Didn't fly this aircraft yet, but for the planes I flew: prop pitch full forward and mix normal for the altitude. And it looks like my friend on the pilot seat did it this way.
So was it just the gear indicator that malfunctioned? Or did they shake it loose? In any case glad the outcome was good. PS maybe a camera or just a mirror on a stick could be helpful in this situation
Couple of points if I may.... 1. That was some pretty extreme maneuvering to try and shake the gear down. Limits of what i would say is safe with full control deflection. Is it better to damage the air-frame by over stressing it and risking a structural failure (but hay i was not there) 2. Taxing it back in WTF? I mean WTF? unsafe gear.. Land it (nice job) shut it down while it is still on the legs, get out and have a maintainer inspect it before taxing it back. Sorry if it blocks the runway but you would look like a real goose if it collapsed a gear as you tried to turn it off the runway after a safe landing. Yes I have had a gear failure before and yes I did leave it on the runway! Turns out the gear was down but was not safe and had we taxited it there would have been a C340K busted up on the taxiway!!
Plus, the plane could have been damaged or immobilized tons of other ways. Ramp vehicle running into it. Tearing the gear off with too aggressive towing or exceeding limits.
I'm a commercial & military jet structure mechanic (and have comm/intr pilot's cert but fly just for fun). I haven't worked on very many general aviation birds, but I will comment that it is truly very, very difficult (some would say nearly impossible) to damage an airplane by control deflection movements alone below maneuvering speed.
I fly with fingerless nomex military gloves when I fly, it depends on what side of the cockpit I am on. Think about it, hard plastic yoke, soft leather palm! Great job of flying!
@macsolly Gloves for a few reasons which differ from pilot to pilot. Personally I wear them in winter to stop my hands getting too cold-the heating in light aircraft isn't always great.

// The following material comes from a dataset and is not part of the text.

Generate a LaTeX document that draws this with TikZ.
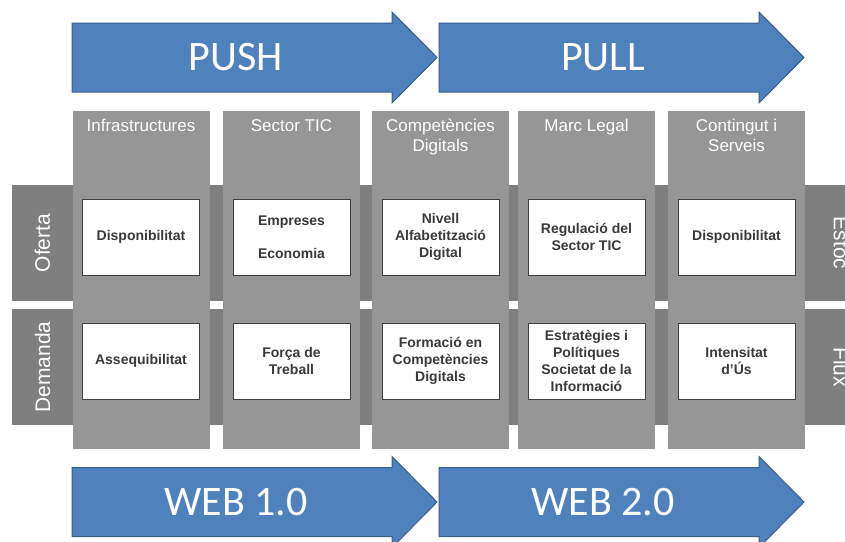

Some people wear them because they offer protection in case of a cockpit fire so that you can still control the aircraft. Some wear them so they don't have to touch controls everyone else has touched-diseases and all that. Others so they are not sweating onto the controls in summer-it varies.
THAT is how to land a Seneca and pretty much any recip twin or single: intermittent stall horn and nose held off with increasing back pressure as airspeed and control effectiveness decay. Too many incompetent egomaniacal CFI train single engine recip students by airline techniques from day one: crabbing instead of significant wing low slip on crosswind short final; flattish touchdowns, etc. let the goddamn air line transition them Fly right in what you're flying right now. Learning in Taildraggers ensures nose low TD never happens . Admittedly two big boys in the nose of an empty Seneca is a challenge best ameliorated by strapping 50 or 100 pounds to the aft baggage floor. The ubiquitous case of oil works pretty well. The sleek, elegant, twin Comanche is even MORE prone to careless inattentive dimwit pilot nose first landing impact followed by porpoise possibly due to its relatively large nose tire.
What tosh, in piper aircraft, if you have the nav lights on, they dim the panel lights, a usual problem caused by poor instruction and pilots who dont know their aircraft.